An important moment sliced from the annuals of American yachting, this moment by James E. Buttersworth captures the Schooner ESTELLE leading an Atlantic regatta. We strongly feel it is a visual commemoration of the yacht's victory in the New York Yacht Club regatta of 1877, where 14 schooners and three sloops set out from Glen Cove to New London, in pursuit of a sweepstakes prize put up N.Y.Y.C. Commodore S. Nicholson Kane. In the light and varied breeze, ESTELLE won the primary leg of the racing cruise, followed by the Schooner CLYTIE. The entire cruising fleet, over a period of several days, visited and raced between Shelter Island, Block Island, Newport, Vineyard Haven and held events in New Bedford harbor before again sailing on to Newport.
ESTELLE was built in 1874 by J. Richards of Norwalk, Connecticut and was owned by J.D. Smith of the Atlantic and New York Yacht Clubs. ESTELLE often faced C.J. Osborn's DREADNAUGHT and John R. Pratt's CLIO, both built by the Poillon Brothers Brooklyn Yard, along with the aforementioned CLYTIE in many races in the late 1870s. The regattas of that era had become highly organized affairs from their casual roots of recreational cruising, and were accompanied by the first of the elegant steam yachts to emerge in the clubs.

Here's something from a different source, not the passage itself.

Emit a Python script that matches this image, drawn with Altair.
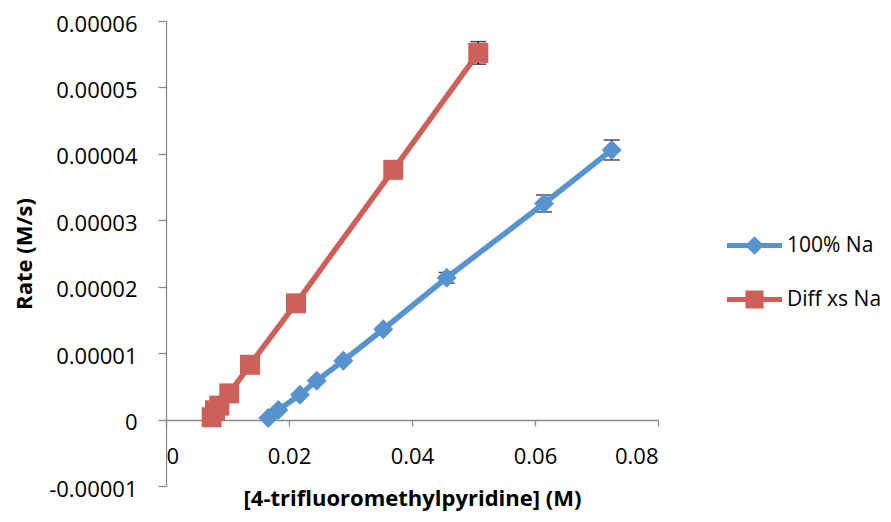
import altair as alt
import pandas as pd

# ---- data ----
blue_name = "100% Na"
blue_x = [0.01663, 0.01826, 0.02179, 0.02450, 0.02883, 0.03533, 0.04564, 0.06146, 0.07247]
blue_y = [0.25e-6, 1.45e-6, 3.75e-6, 5.85e-6, 8.85e-6, 13.6e-6, 21.35e-6, 32.53e-6, 40.58e-6]
blue_err = [0, 0, 0, 0, 0, 0, 0.8e-6, 1.27e-6, 1.5e-6]

red_name = "Diff xs Na"
red_x = [0.00743, 0.00797, 0.00867, 0.01029, 0.01366, 0.02114, 0.03696, 0.05078]
red_y = [0.35e-6, 1.4e-6, 2.1e-6, 3.94e-6, 8.25e-6, 17.5e-6, 37.6e-6, 55.2e-6]
red_err = [0, 0, 0, 0, 0, 0, 0, 1.7e-6]

x_ticks = [0, 0.02, 0.04, 0.06, 0.08]
y_ticks = [-0.00001, 0, 0.00001, 0.00002, 0.00003, 0.00004, 0.00005, 0.00006]

BLUE = "#5794CF"
RED = "#CD6058"
FONT = "Open Sans"
FS = 22

Y_SCALE = alt.Scale(domain=[-0.00001, 0.00006], nice=False, zero=False)

x_enc = alt.X(
    "x:Q",
    scale=alt.Scale(domain=[0, 0.08], nice=False, zero=False),
    axis=alt.Axis(
        values=x_ticks, format=".2~f", offset=-66, tickSize=6, labelPadding=20,
        labelBaseline="top", grid=False,
        title="[4-trifluoromethylpyridine] (M)", titleY=85, titleBaseline="alphabetic",
        titleFontWeight="bold",
    ),
)
y_enc = alt.Y(
    "y:Q",
    scale=Y_SCALE,
    axis=alt.Axis(
        values=y_ticks,
        labelExpr="datum.value < 0 ? '-' + format(-datum.value, '.5~f') : format(datum.value, '.5~f')",
        tickSize=8, labelPadding=21, labelOffset=3, grid=False,
        title="Rate (M/s)", titleX=-135, titleBaseline="alphabetic", titleAngle=-90,
        titleFontWeight="bold",
    ),
)

DIAMOND_LEG = "M-1,-0.09L1,-0.09L1,0.09L-1,0.09ZM0,-0.34L0.34,0L0,0.34L-0.34,0Z"
SQUARE_LEG = "M-1,-0.09L1,-0.09L1,0.09L-1,0.09ZM-0.33,-0.33L0.33,-0.33L0.33,0.33L-0.33,0.33Z"


def series(name, xs, ys, errs, color, shape, legend_path, legend_y):
    df = pd.DataFrame({
        "x": xs, "y": ys,
        "lo": [y - e for y, e in zip(ys, errs)],
        "hi": [y + e for y, e in zip(ys, errs)],
        "err": errs,
        "series": [name] * len(xs),
    })
    base = alt.Chart(df)
    err = base.transform_filter("datum.err > 0")
    rule = err.mark_rule(color="black", strokeWidth=1.5).encode(
        x=x_enc, y=alt.Y("lo:Q", scale=Y_SCALE), y2="hi:Q"
    )
    cap_lo = err.mark_tick(color="black", orient="horizontal", size=16, thickness=1.5).encode(
        x=x_enc, y=alt.Y("lo:Q", scale=Y_SCALE)
    )
    cap_hi = err.mark_tick(color="black", orient="horizontal", size=16, thickness=1.5).encode(
        x=x_enc, y=alt.Y("hi:Q", scale=Y_SCALE)
    )
    line = base.mark_line(color=color, strokeWidth=5.5, strokeCap="round", strokeJoin="round").encode(
        x=x_enc, y=y_enc
    )
    pts = base.mark_point(shape=shape, filled=True, size=400, opacity=1).encode(
        x=x_enc, y=y_enc,
        color=alt.Color(
            "series:N",
            scale=alt.Scale(domain=[name], range=[color]),
            legend=alt.Legend(
                title=None, orient="none", legendX=561, legendY=legend_y,
                symbolType=legend_path, symbolSize=3025, symbolStrokeWidth=0,
                symbolOpacity=1, symbolFillColor=color,
                labelFont=FONT, labelFontSize=21, labelColor="black",
                labelOffset=5, padding=0, rowPadding=0,
            ),
        ),
    )
    return alt.layer(rule, cap_lo, cap_hi, line, pts)


chart = alt.layer(
    series(blue_name, blue_x, blue_y, blue_err, BLUE, "diamond", DIAMOND_LEG, 197),
    series(red_name, red_x, red_y, red_err, RED, "square", SQUARE_LEG, 251),
).resolve_scale(color="independent").properties(
    width=492, height=465,
    autosize=alt.AutoSizeParams(type="none"),
    padding={"left": 158, "top": 13, "right": 225, "bottom": 26},
    background="white",
).configure_view(stroke=None).configure_axis(
    labelFont=FONT, labelFontSize=FS, labelColor="black",
    titleFont=FONT, titleFontSize=FS, titleColor="black",
    domainColor="#8a8a8a", tickColor="#8a8a8a", domainWidth=1.3, tickWidth=1.3,
)

chart.save("out.html", embed_options={"renderer": "svg", "actions": False})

Buttersworth frequently accepted commissions from many of the era's most important yachtsmen, who wished to preserve their seasonal victories. The sharp details and gracefully drawn hull lines of the schooner yacht are well represented, as the fleet chases her under a clouded but bright sky. An American square-rigger and early steam yacht are present as well. The textured application of oil brings forth ESTELLE's speed and presence in a realistic first-person view from this important American artist.
Provenance: Private Collection of Rudolph J. Schaefer, Author of the Definitive Book on the Artist, By Descent to William Schaefer, His Son.